09/04/2024
Being His Peace:
If a woman makes adding peace and comfort to her man's life a sustained priority, I guarantee you that woman's probability of divorce or abandonment is extremely low. It's not impossible or unheard of, because some foolish and ungrateful men don't know how to appreciate a good thing - but on balance of probability, this is the difference between a woman who stays married 40 years and a woman who can't even manage to stay married for 4.
I am not exaggerating when I say this. I've seen it first hand, plenty of times. Women who don't need to win all the time stay married, whereas women who always need to win do not. In the long run modesty triumphs, and arrogance fails. And a woman with the wisdom to realise this and the restraint to practice it is a marriage quality woman. A quarrelsome woman that doesn't try to keep the peace and doesn't mind upsetting, annoying or angering her man "so she can have her say" is a divorce waiting to happen. Eventually he'll get fed up with her no matter how beautiful she is, and he's going to be out of there purely so he can regain some peace and sanity - concepts he will come to strongly and distinctly associate with distance from her.
Many modern women are sadly toxic drama seekers that try to get their needs met through negative means and thus generate unnecessary stress, but then wonder why they're single when all they do is make the man's life harder without also trying to make it more wholesome, and I think much of this is rather unfortunately driven by distrust and insecurity - things which run rampant amongst women, irrespective of whether you try to create the safety she needs through discipline (boundaries), comfort (trust) or a mixture of the two (what you should be doing).
The correct answer to the rather cringey question "what do you bring to the table?" for a woman is "the peace and comfort of my feminine warmth from which you can take temporary refuge from this wicked world - I'd like to give that to you - if you'd let me." or something along these lines.
Of course most women will never come up with something as elegant or charming as this, because they never actually think about what they can do for men, but only what men can do for them. And that makes sense when they have been taught by a sabotaging feminist culture to view men as the enemy.
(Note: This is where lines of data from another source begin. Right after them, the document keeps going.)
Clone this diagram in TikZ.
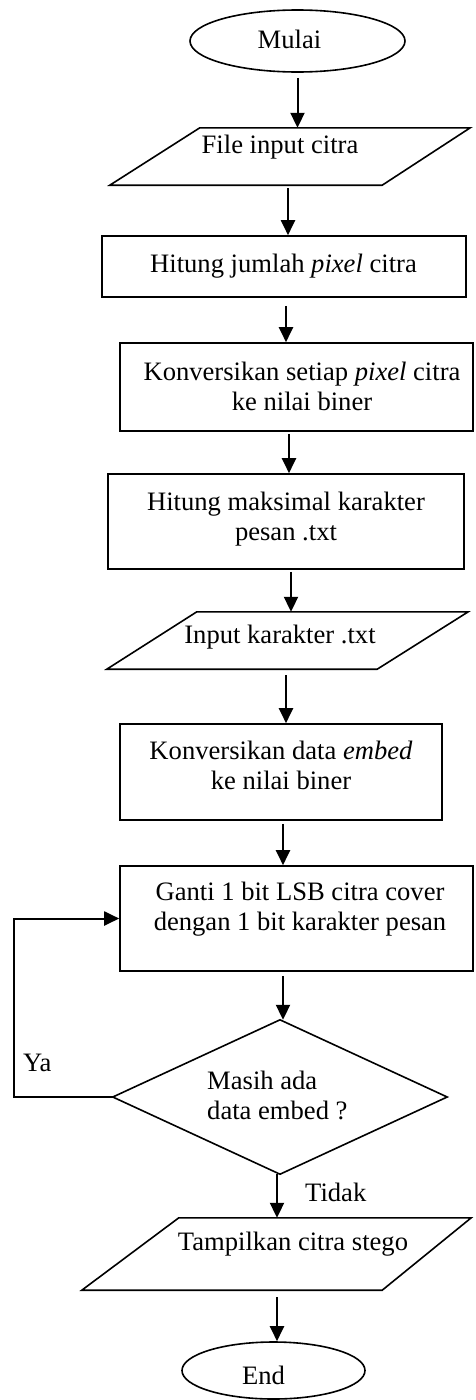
\documentclass[tikz,border=0pt]{standalone}
\usepackage{fontspec}
\setmainfont{Liberation Serif}
\usetikzlibrary{arrows.meta,shapes.geometric}
% two stacked lines whose baseline is the first line
\newcommand\twolines[2]{\begin{tabular}[t]{@{}c@{}}#1\\#2\end{tabular}}
\newcommand\twolinesleft[2]{\begin{tabular}[t]{@{}l@{}}#1\\#2\end{tabular}}
\begin{document}
\begin{tikzpicture}[x=1pt,y=-1pt,
  shapeline/.style={line width=1.6pt},
  procbox/.style={draw, shapeline, rectangle, inner sep=0pt},
  term/.style={draw, shapeline, ellipse, inner sep=0pt},
  frame/.style={rectangle, inner sep=0pt},
  txt/.style={anchor=base, inner sep=0pt, font=\fontsize{26.6}{30}\selectfont},
  arr/.style={line width=2pt, -{Triangle[length=15pt,width=14pt]}},
]
\useasboundingbox[fill=white] (0,0) rectangle (475,1400);

% --- shapes ---
\node[term, minimum width=215pt, minimum height=62pt] (mulai) at (297.5,41) {};

\node[frame, minimum width=360pt, minimum height=57pt] (file) at (290,156.5) {};
\draw[shapeline] ([xshift=90pt]file.north west) -- (file.north east)
  -- ([xshift=-88pt]file.south east) -- (file.south west) -- cycle;

\node[procbox, minimum width=364pt, minimum height=61pt] (hitung) at (284,266.5) {};
\node[procbox, minimum width=353pt, minimum height=88pt] (konv) at (296.5,387) {};
\node[procbox, minimum width=356pt, minimum height=95pt] (maks) at (286,521.5) {};

\node[frame, minimum width=361pt, minimum height=57pt] (input) at (287.5,640.5) {};
\draw[shapeline] ([xshift=90pt]input.north west) -- (input.north east)
  -- ([xshift=-91pt]input.south east) -- (input.south west) -- cycle;

\node[procbox, minimum width=322pt, minimum height=96pt] (data) at (281,772) {};
\node[procbox, minimum width=353pt, minimum height=105pt] (ganti) at (296.5,918.5) {};

\node[frame, minimum width=334pt, minimum height=154pt] (dec) at (280,1097) {};
\draw[shapeline] (dec.north) -- (dec.east) -- (dec.south) -- (dec.west) -- cycle;

\node[frame, minimum width=389pt, minimum height=72pt] (tampil) at (276.5,1254) {};
\draw[shapeline] ([xshift=97pt]tampil.north west) -- (tampil.north east)
  -- ([xshift=-89pt]tampil.south east) -- (tampil.south west) -- cycle;

\node[term, minimum width=183pt, minimum height=57pt] (end) at (273.5,1370.5) {};

% --- texts ---
\node[txt] (tmulai) at (289.5,48) {Mulai};
\node[txt] (tfile) at (280,153) {File input citra};
\node[txt] (thitung) at (283.5,272) {Hitung jumlah \textit{pixel} citra};
\node[txt] (tkonv) at (302,380) {\twolines{Konversikan setiap \textit{pixel} citra}{ke nilai biner}};
\node[txt] (tmaks) at (286,510) {\twolines{Hitung maksimal karakter}{pesan .txt}};
\node[txt] (tinput) at (280,643) {Input karakter .txt};
\node[txt] (tdata) at (281,759) {\twolines{Konversikan data \textit{embed}}{ke nilai biner}};
\node[txt] (tganti) at (300,900) {\twolines{Ganti 1 bit LSB citra cover}{dengan 1 bit karakter pesan}};
\node[txt, anchor=base west] (tdec) at (207,1089) {\twolinesleft{Masih ada}{data embed ?}};
\node[txt] (ttampil) at (293,1250) {Tampilkan citra stego};
\node[txt] (tend) at (263.5,1384) {End};
\node[txt, anchor=base west] (lya) at (23,1071) {Ya};
\node[txt, anchor=base west] (ltidak) at (305,1201) {Tidak};

% --- connectors ---
\draw[arr] ([yshift=-5pt]mulai.south) -- (mulai.south |- file.north);
\draw[arr] ([xshift=-2pt,yshift=-3pt]file.south) -- ([xshift=-2pt]file.south |- hitung.north);
\draw[arr] ([xshift=2pt,yshift=-8pt]hitung.south) -- ([xshift=2pt]hitung.south |- konv.north);
\draw[arr] ([xshift=-7.5pt,yshift=-2pt]konv.south) -- ([xshift=-7.5pt]konv.south |- maks.north);
\draw[arr] ([xshift=5pt,yshift=-2pt]maks.south) -- ([xshift=5pt]maks.south |- input.north);
\draw[arr] ([xshift=-1.5pt,yshift=-6pt]input.south) -- ([xshift=-1.5pt]input.south |- data.north);
\draw[arr] ([xshift=2pt,yshift=-3pt]data.south) -- ([xshift=2pt]data.south |- ganti.north);
\draw[arr] ([xshift=-13.5pt,yshift=-4pt]ganti.south) -- ([xshift=-13.5pt]ganti.south |- dec.north);
\draw[arr] ([xshift=-3pt]dec.south) -- ([xshift=-3pt]dec.south |- tampil.north);
\draw[arr] ([xshift=0.5pt,yshift=-7pt]tampil.south) -- ([xshift=0.5pt]tampil.south |- end.north);
\draw[arr] (dec.west) -- ([xshift=-99pt]dec.west) |- (ganti.west);
\end{tikzpicture}
\end{document}
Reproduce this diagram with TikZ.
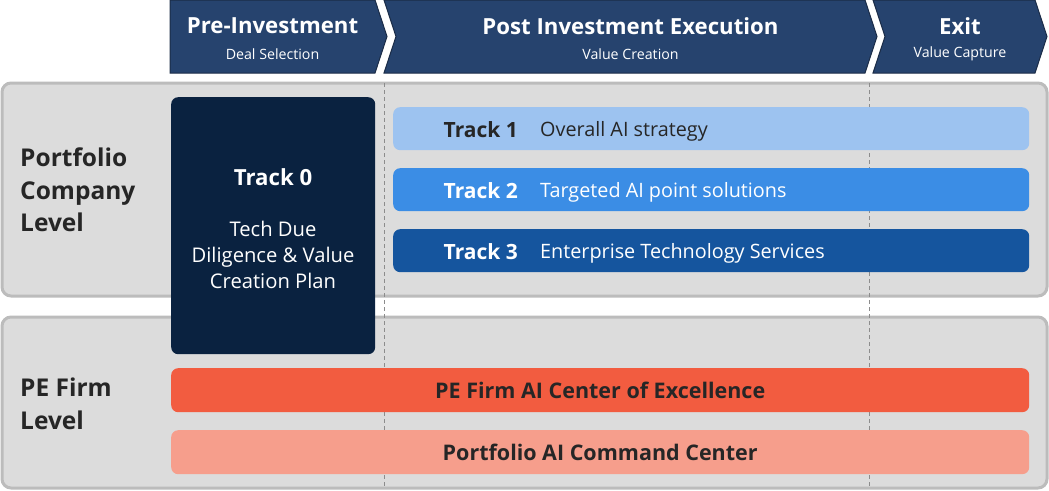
\documentclass[tikz,border=0pt]{standalone}
\usepackage{fontspec}
\setmainfont{Open Sans}
\usetikzlibrary{positioning}
\definecolor{phase}{HTML}{26436E}
\definecolor{phaseline}{HTML}{1B2C47}
\definecolor{panelfill}{HTML}{DCDCDC}
\definecolor{panelline}{HTML}{BCBCBC}
\definecolor{guide}{HTML}{8C8C8C}
\definecolor{trackzero}{HTML}{0A2240}
\definecolor{trackone}{HTML}{9DC3F0}
\definecolor{tracktwo}{HTML}{3B8DE5}
\definecolor{trackthree}{HTML}{15559E}
\definecolor{coe}{HTML}{F25C40}
\definecolor{cmd}{HTML}{F69E8C}
\definecolor{ink}{HTML}{262626}
\tikzset{
    panel/.style={fill=panelfill, draw=panelline, line width=3pt, rounded corners=9pt},
    guideline/.style={draw=guide, line width=1pt, dash pattern=on 4pt off 3pt},
    phasebox/.style={fill=phase, draw=phaseline, line width=1pt},
    phasetitle/.style={text=white, font=\fontsize{22.2}{26}\selectfont\bfseries},
    phasesub/.style={text=white, font=\fontsize{14.2}{16}\selectfont},
    bar/.style={rounded corners=7pt, inner sep=0pt, anchor=north west},
    tracklabel/.style={font=\fontsize{21}{26}\selectfont\bfseries, anchor=base east, inner sep=0pt},
    trackdesc/.style={font=\fontsize{19.8}{24}\selectfont, anchor=base west, inner sep=0pt},
    level/.style={text=ink, align=left, anchor=west, inner sep=0pt,
        font=\fontsize{24.5}{32.5}\selectfont\bfseries},
    bartext/.style={text=ink, font=\fontsize{21.5}{24}\selectfont\bfseries}
}
\begin{document}
\begin{tikzpicture}[x=1pt, y=-1pt]
\useasboundingbox (0,0) rectangle (1049,490);
% level panels
\draw[panel] (2,83) rectangle (1047,296);
\draw[panel] (2,317) rectangle (1047,488);
\foreach\x in{384, 869}{
    \draw[guideline] (\x,83) -- (\x,488);
}
% phases
\foreach\n/\xa/\xb/\nt/\ttl/\sub in{1/170/375/0/Pre-Investment/Deal Selection,
    2/384/865/12/Post Investment Execution/Value Creation,
    3/873/1035/12/Exit/Value Capture}{
    \draw[phasebox] (\xa,0) -- (\xb,0) -- (\xb+12,36.5) -- (\xb,73)
        -- (\xa,73) -- (\xa+\nt,36.5) -- cycle;
    \node[phasetitle] (P\n) at ({(\xa+\xb+\nt)/2}, 26) {\ttl};
    \node[phasesub] (S\n) at ({(\xa+\xb+\nt)/2}, 54) {\sub};
}
\node[level] (LV1) at (20,190) {Portfolio\\Company\\Level};
\node[level] (LV2) at (20,404) {PE Firm\\Level};
% track 0
\node[bar, fill=trackzero, minimum width=204pt, minimum height=257pt] (T0) at (171,97) {};
\node[phasetitle] (T0h) at (273,177) {Track 0};
\node[text=white, align=center, font=\fontsize{20.2}{26}\selectfont] (T0d) at (273,255)
    {Tech Due\\Diligence \& Value\\Creation Plan};
\foreach\i/\y/\col/\txt/\desc in{1/107/trackone/ink/Overall AI strategy,
    2/168/tracktwo/white/Targeted AI point solutions,
    3/229/trackthree/white/Enterprise Technology Services}{
    \node[bar, fill=\col, minimum width=636pt, minimum height=43pt] (T\i) at (393,\y) {};
    \node[tracklabel, text=\txt] (L\i) at (518,\y+30) {Track \i};
    \node[trackdesc, text=\txt] (D\i) at (540,\y+29.5) {\desc};
}
% firm level
\node[bar, fill=coe, minimum width=858pt, minimum height=44pt] (C1) at (171,368) {};
\node[bartext] (C1t) at (C1.center) {PE Firm AI Center of Excellence};
\node[bar, fill=cmd, minimum width=858pt, minimum height=44pt] (C2) at (171,430) {};
\node[bartext] (C2t) at (C2.center) {Portfolio AI Command Center};
\end{tikzpicture}
\end{document}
Most women can be cute, but generally lack any intentional or directed charm outside of their childishness. Basically, most women have no game, and aside being conspicuously sexual, have no means aside from this of seducing a man. In fact, on the contrary, most women are actively uncharismatic, reliant solely on their physicality for male attention because they are inelegant in temperament. And that's a sad indictment of the times we find ourselves in, because warm and graceful positive femininity is a very powerful thing that a lot of men would give a lot to be around.